#### Directions for this task:
Nothing but the lines from the one containing "The picture is" down to the one containing "const TEAL = '#047f74', DARK", both included, should be echoed, and each exactly as it stands.

——

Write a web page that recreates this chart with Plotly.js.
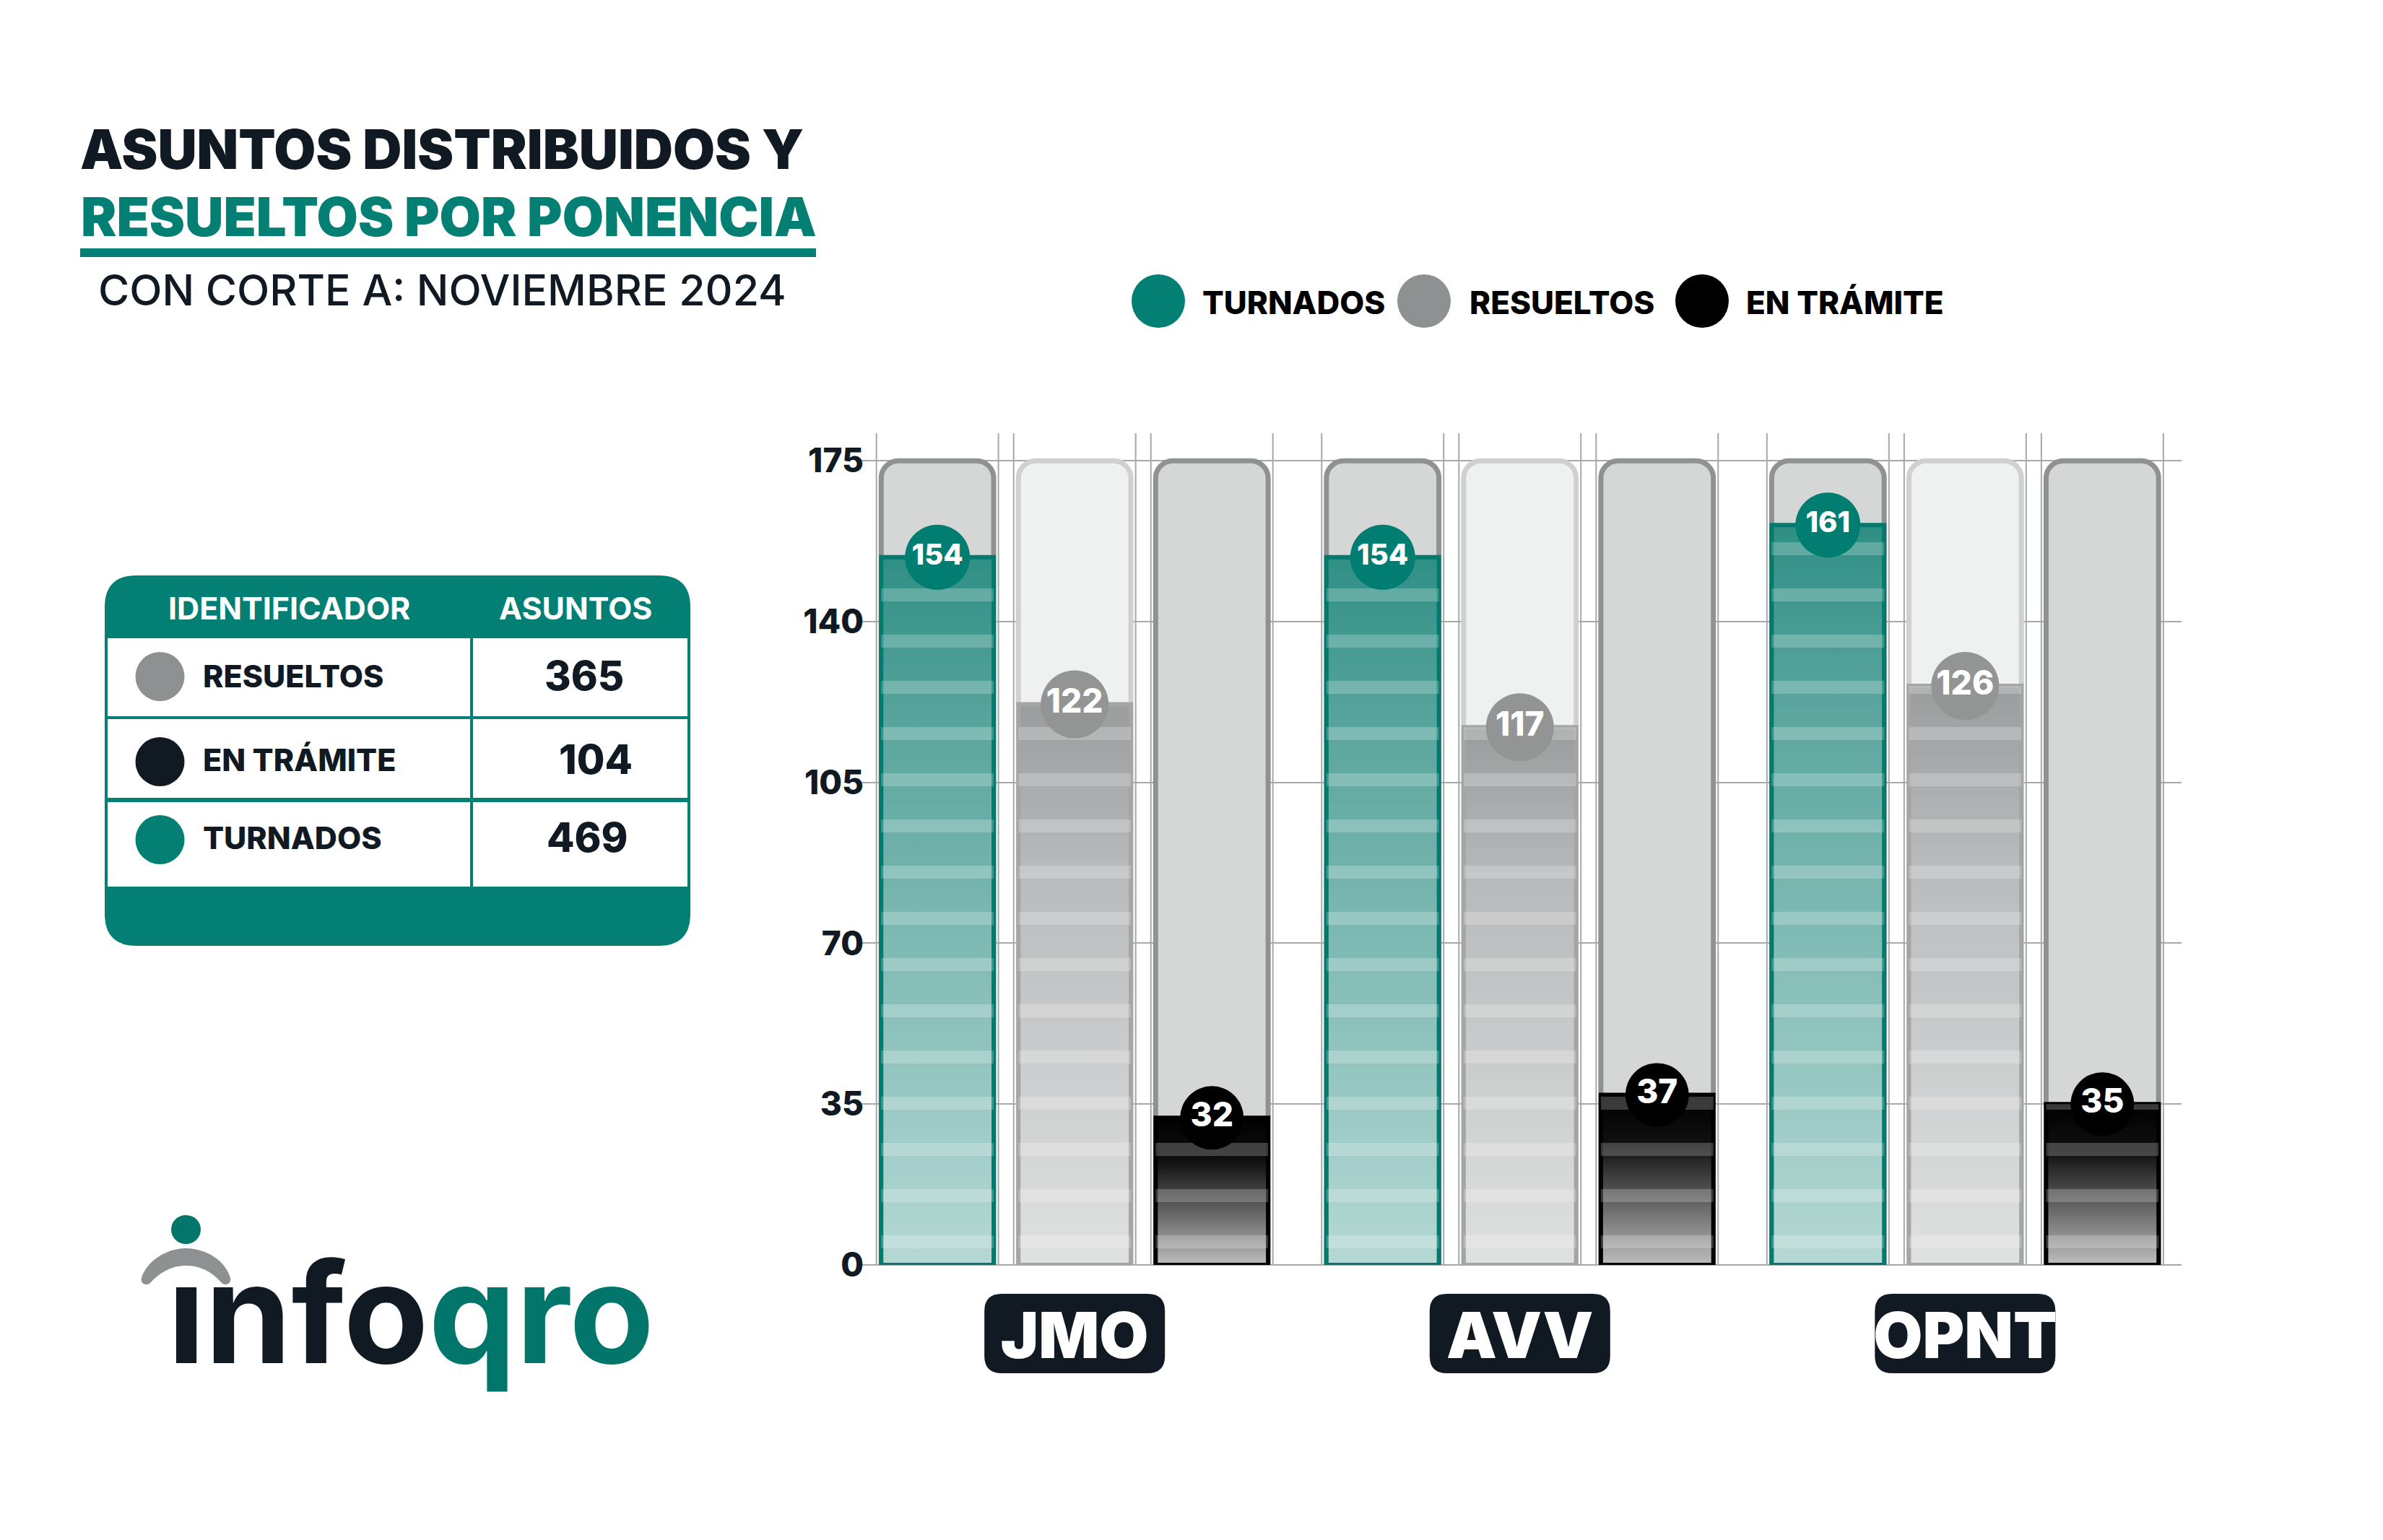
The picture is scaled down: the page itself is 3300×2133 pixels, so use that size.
<!DOCTYPE html>
<html>
<head>
<meta charset="utf-8">
<script src="https://cdn.plot.ly/plotly-3.0.1.min.js"></script>
<style>
html,body{margin:0;padding:0;background:#ffffff;}
#chart{width:3300px;height:2133px;}
</style>
</head>
<body>
<div id="chart"></div>
<script>
// ---------------- DATA ----------------
const ponencias = ['JMO', 'AVV', 'OPNT'];
const turnados  = [154, 154, 161];
const resueltos = [122, 117, 126];
const enTramite = [32, 37, 35];
const seriesNames = ['TURNADOS', 'RESUELTOS', 'EN TRÁMITE'];
const yTickVals = [0, 35, 70, 105, 140, 175];
const axisMax = 175;
const tableRows = ['RESUELTOS', 'EN TRÁMITE', 'TURNADOS'];
const sum = a => a.reduce((s, v) => s + v, 0);
const tableTotals = [sum(resueltos), sum(enTramite), sum(turnados)];

// ---------------- LAYOUT HELPERS ----------------
const FIG_W = 3300, FIG_H = 2133;
const L = 1191, R = 3021, T = 600, B = 1752;
const PW = R - L, PH = B - T;
const xp = px => (px - L) / PW;
const yp = py => (B - py) / PH;
const FONT = 'Inter, "Noto Sans", "DejaVu Sans", sans-serif';
const TEAL = '#047f74', DARK = '#111a22', GRAY = '#8e9191';

const bargap = 0.0754, bargroupgap = 0.18;
const slotW = (1 - bargap) / 3;
const gridOffset = 0.137;

function rrPathPx(x0, y0, x1, y1, r) {
  const P = (x, y) => xp(x) + ',' + yp(y);
  return 'M' + P(x0 + r, y0) + ' L' + P(x1 - r, y0) + ' Q' + P(x1, y0) + ' ' + P(x1, y0 + r) +
         ' L' + P(x1, y1 - r) + ' Q' + P(x1, y1) + ' ' + P(x1 - r, y1) +
         ' L' + P(x0 + r, y1) + ' Q' + P(x0, y1) + ' ' + P(x0, y1 - r) +
         ' L' + P(x0, y0 + r) + ' Q' + P(x0, y0) + ' ' + P(x0 + r, y0) + ' Z';
}
function rect(x0, y0, x1, y1, color) {
  return {type: 'rect', xref: 'paper', yref: 'paper', x0: xp(x0), x1: xp(x1), y0: yp(y1), y1: yp(y0),
          fillcolor: color, line: {width: 0}, layer: 'below'};
}
function circ(cx, cy, r, color) {
  return {type: 'circle', xref: 'paper', yref: 'paper', x0: xp(cx - r), x1: xp(cx + r), y0: yp(cy + r), y1: yp(cy - r),
          fillcolor: color, line: {width: 0}, layer: 'below'};
}
function ann(text, px, py, size, color, weight, xanchor) {
  return {text: text, xref: 'paper', yref: 'paper', x: xp(px), y: yp(py), xanchor: xanchor || 'left', yanchor: 'middle',
          showarrow: false, font: {family: FONT, size: size, color: color, weight: weight}};
}

// ---------------- TRACES ----------------
const trackVals = ponencias.map(() => axisMax);
const traces = [];
const trackStyles = [
  {color: '#d5d7d7', line: '#8f9292'},
  {color: '#eff0f0', line: '#cfd1d1'},
  {color: '#d5d7d7', line: '#8f9292'}
];
trackStyles.forEach((s, k) => {
  traces.push({type: 'bar', x: ponencias, y: trackVals, offsetgroup: String(k + 1), name: 'fondo',
    marker: {color: s.color, line: {color: s.line, width: 7}, cornerradius: 24},
    hoverinfo: 'skip', showlegend: false});
});
const valueSeries = [turnados, resueltos, enTramite];
const barStyles = [
  {color: '#6fb3ab', line: '#047a6e'},
  {color: '#c5c6c7', line: '#a3a5a6'},
  {color: '#3a3a3a', line: '#000000'}
];
valueSeries.forEach((vals, k) => {
  traces.push({type: 'bar', x: ponencias, y: vals, offsetgroup: String(k + 1), name: seriesNames[k],
    marker: {color: barStyles[k].color, line: {color: barStyles[k].line, width: 6}, cornerradius: 30},
    hovertemplate: '%{x}: %{y}<extra>' + seriesNames[k] + '</extra>', showlegend: false});
});
valueSeries.forEach((vals, k) => {
  traces.push({type: 'bar', x: ponencias, y: vals, offsetgroup: String(k + 1), name: seriesNames[k] + ' ',
    marker: {color: 'rgba(255,255,255,0)', line: {width: 0}, cornerradius: 30,
      pattern: {shape: '-', fillmode: 'replace', fgcolor: '#ffffff', fgopacity: 0.22, size: 64, solidity: 0.28}},
    hoverinfo: 'skip', showlegend: false});
});
const labelStyles = [
  {color: '#017e71', size: 90, font: 40},
  {color: '#939595', size: 94, font: 46},
  {color: '#000000', size: 88, font: 46}
];
valueSeries.forEach((vals, k) => {
  traces.push({type: 'scatter', mode: 'markers+text', x: ponencias, y: vals, offsetgroup: String(k + 1),
    name: seriesNames[k], text: vals.map(String), textposition: 'middle center',
    textfont: {family: FONT, size: labelStyles[k].font, color: '#ffffff', weight: 800},
    marker: {size: labelStyles[k].size, color: labelStyles[k].color, line: {width: 0}},
    cliponaxis: false, hoverinfo: 'skip', showlegend: false});
});

// ---------------- SHAPES ----------------
const shapes = [];
ponencias.forEach((p, i) => {
  for (let k = 0; k < 3; k++) {
    const c = i + (k - 1) * slotW;
    [-1, 1].forEach(sg => {
      shapes.push({type: 'line', xref: 'x', yref: 'paper', x0: c + sg * gridOffset, x1: c + sg * gridOffset,
        y0: 0, y1: 1, line: {color: '#a6a9a9', width: 2}, layer: 'below'});
    });
  }
});
const bw = 250, bh = 110, br = 24;
const boxPath = `M ${-bw/2+br},${-bh/2} L ${bw/2-br},${-bh/2} Q ${bw/2},${-bh/2} ${bw/2},${-bh/2+br} L ${bw/2},${bh/2-br} Q ${bw/2},${bh/2} ${bw/2-br},${bh/2} L ${-bw/2+br},${bh/2} Q ${-bw/2},${bh/2} ${-bw/2},${bh/2-br} L ${-bw/2},${-bh/2+br} Q ${-bw/2},${-bh/2} ${-bw/2+br},${-bh/2} Z`;
ponencias.forEach((p, i) => {
  shapes.push({type: 'path', xref: 'x', yref: 'paper', xsizemode: 'pixel', ysizemode: 'pixel',
    xanchor: i, yanchor: yp(1847), path: boxPath, fillcolor: DARK, line: {width: 0}, layer: 'below'});
});
shapes.push(rect(111, 344, 1130, 356, TEAL));
const legendDots = [[1604, TEAL], [1972, GRAY], [2357, '#000000']];
legendDots.forEach(d => shapes.push(circ(d[0], 417, 37, d[1])));
shapes.push({type: 'path', xref: 'paper', yref: 'paper', path: rrPathPx(145, 797, 956, 1310, 44),
  fillcolor: TEAL, line: {width: 0}, layer: 'below'});
const rowsY = [[884, 992], [996, 1105], [1111, 1228]];
rowsY.forEach(r => {
  shapes.push(rect(149, r[0], 651, r[1], '#ffffff'));
  shapes.push(rect(655, r[0], 952, r[1], '#ffffff'));
});
const rowCircleY = [937, 1055, 1163];
const rowColors = [GRAY, DARK, TEAL];
rowCircleY.forEach((cy, j) => shapes.push(circ(221.5, cy, 34, rowColors[j])));
shapes.push({type: 'path', xref: 'paper', yref: 'paper', fillcolor: GRAY, line: {width: 0}, layer: 'below',
  path: (function () {
    const P = (x, y) => xp(x) + ',' + yp(y);
    return 'M' + P(196, 1770) + ' C' + P(204, 1745) + ' ' + P(232, 1729) + ' ' + P(258, 1729) +
      ' C' + P(284, 1729) + ' ' + P(312, 1745) + ' ' + P(319, 1770) +
      ' C' + P(321, 1777) + ' ' + P(313, 1782) + ' ' + P(307, 1777) +
      ' C' + P(296, 1764) + ' ' + P(280, 1753) + ' ' + P(258, 1753) +
      ' C' + P(236, 1753) + ' ' + P(220, 1764) + ' ' + P(208, 1777) +
      ' C' + P(202, 1782) + ' ' + P(194, 1777) + ' ' + P(196, 1770) + ' Z';
  })()});
shapes.push({type: 'circle', xref: 'paper', yref: 'paper', x0: xp(237), x1: xp(278), y0: yp(1723), y1: yp(1683),
  fillcolor: '#02766a', line: {width: 0}, layer: 'below'});

// ---------------- ANNOTATIONS ----------------
const annotations = [];
annotations.push(ann('RESUELTOS POR PONENCIA', 110, 300, 74, TEAL, 900));
annotations.push(ann('CON CORTE A: NOVIEMBRE 2024', 134, 401.5, 59, DARK, 500));
const legendTextX = [1663, 2033, 2416];
seriesNames.forEach((n, k) => annotations.push(ann(n, legendTextX[k], 419, 44, '#000000', 800)));
annotations.push(ann('IDENTIFICADOR', 400, 842, 43, '#ffffff', 700, 'center'));
annotations.push(ann('ASUNTOS', 797, 842, 43, '#ffffff', 700, 'center'));
const rowTextY = [936, 1052, 1160];
const totalsX = [809, 825, 813];
tableRows.forEach((n, j) => {
  annotations.push(ann(n, 279, rowTextY[j], 43, DARK, 800));
  annotations.push(ann(String(tableTotals[j]), totalsX[j], rowTextY[j], 56, DARK, 800, 'center'));
});
annotations.push(ann('ınfo<span style="color:#02766a">qro</span>', 230, 1818, 192, DARK, 700));

// ---------------- LAYOUT ----------------
const layout = {
  width: FIG_W, height: FIG_H,
  paper_bgcolor: '#ffffff', plot_bgcolor: 'rgba(0,0,0,0)',
  margin: {l: L, r: FIG_W - R, t: T, b: FIG_H - B, autoexpand: false},
  font: {family: FONT, color: DARK},
  title: {text: 'ASUNTOS DISTRIBUIDOS Y', xref: 'container', yref: 'container',
    x: 111 / FIG_W, xanchor: 'left', y: 1 - 208 / FIG_H, yanchor: 'middle',
    font: {family: FONT, size: 75, color: DARK, weight: 900}},
  barmode: 'group', bargap: bargap, bargroupgap: bargroupgap,
  scattermode: 'group',
  showlegend: false,
  xaxis: {type: 'category', range: [-0.482, 2.486], showgrid: false, zeroline: false, showline: false,
    ticks: '', ticklabelstandoff: 40, automargin: false,
    tickfont: {family: FONT, size: 88, color: '#ffffff', weight: 900}, fixedrange: true},
  yaxis: {range: [0, 181], tickvals: yTickVals, showgrid: true, gridcolor: '#a6a9a9', gridwidth: 2,
    zeroline: true, zerolinecolor: '#a6a9a9', zerolinewidth: 2, showline: false, ticks: '',
    ticklabelstandoff: -6, automargin: false,
    tickfont: {family: FONT, size: 46, color: DARK, weight: 800}, fixedrange: true},
  shapes: shapes,
  annotations: annotations
};

const gradients = [
  {id: 'gradTurnados', stops: [[0, '#2f8f85'], [0.25, '#5ba69e'], [1, '#b6d8d4']]},
  {id: 'gradResueltos', stops: [[0, '#9a9c9d'], [0.3, '#b9babb'], [1, '#dfe0e0']]},
  {id: 'gradTramite', stops: [[0, '#000000'], [0.3, '#111111'], [1, '#bdbdbd']]}
];

Plotly.newPlot('chart', traces, layout, {displayModeBar: false, staticPlot: true}).then(gd => {
  const NS = 'http://www.w3.org/2000/svg';
  const svg = gd.querySelector('svg.main-svg');
  let defs = svg.querySelector('defs');
  if (!defs) { defs = document.createElementNS(NS, 'defs'); svg.insertBefore(defs, svg.firstChild); }
  gradients.forEach(g => {
    const lg = document.createElementNS(NS, 'linearGradient');
    lg.setAttribute('id', g.id);
    lg.setAttribute('x1', '0'); lg.setAttribute('y1', '0');
    lg.setAttribute('x2', '0'); lg.setAttribute('y2', '1');
    g.stops.forEach(s => {
      const st = document.createElementNS(NS, 'stop');
      st.setAttribute('offset', String(s[0]));
      st.setAttribute('stop-color', s[1]);
      lg.appendChild(st);
    });
    defs.appendChild(lg);
  });
  const barTraces = svg.querySelectorAll('.barlayer .trace');
  [3, 4, 5].forEach((ti, k) => {
    if (!barTraces[ti]) return;
    barTraces[ti].querySelectorAll('path').forEach(p => { p.style.fill = 'url(#' + gradients[k].id + ')'; });
  });
});
</script>
</body>
</html>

——

#### Solution to this task:
The picture is scaled down: the page itself is 3300×2133 pixels, so use that size.
<!DOCTYPE html>
<html>
<head>
<meta charset="utf-8">
<script src="https://cdn.plot.ly/plotly-3.0.1.min.js"></script>
<style>
html,body{margin:0;padding:0;background:#ffffff;}
#chart{width:3300px;height:2133px;}
</style>
</head>
<body>
<div id="chart"></div>
<script>
// ---------------- DATA ----------------
const ponencias = ['JMO', 'AVV', 'OPNT'];
const turnados  = [154, 154, 161];
const resueltos = [122, 117, 126];
const enTramite = [32, 37, 35];
const seriesNames = ['TURNADOS', 'RESUELTOS', 'EN TRÁMITE'];
const yTickVals = [0, 35, 70, 105, 140, 175];
const axisMax = 175;
const tableRows = ['RESUELTOS', 'EN TRÁMITE', 'TURNADOS'];
const sum = a => a.reduce((s, v) => s + v, 0);
const tableTotals = [sum(resueltos), sum(enTramite), sum(turnados)];

// ---------------- LAYOUT HELPERS ----------------
const FIG_W = 3300, FIG_H = 2133;
const L = 1191, R = 3021, T = 600, B = 1752;
const PW = R - L, PH = B - T;
const xp = px => (px - L) / PW;
const yp = py => (B - py) / PH;
const FONT = 'Inter, "Noto Sans", "DejaVu Sans", sans-serif';
const TEAL = '#047f74', DARK = '#111a22', GRAY = '#8e9191';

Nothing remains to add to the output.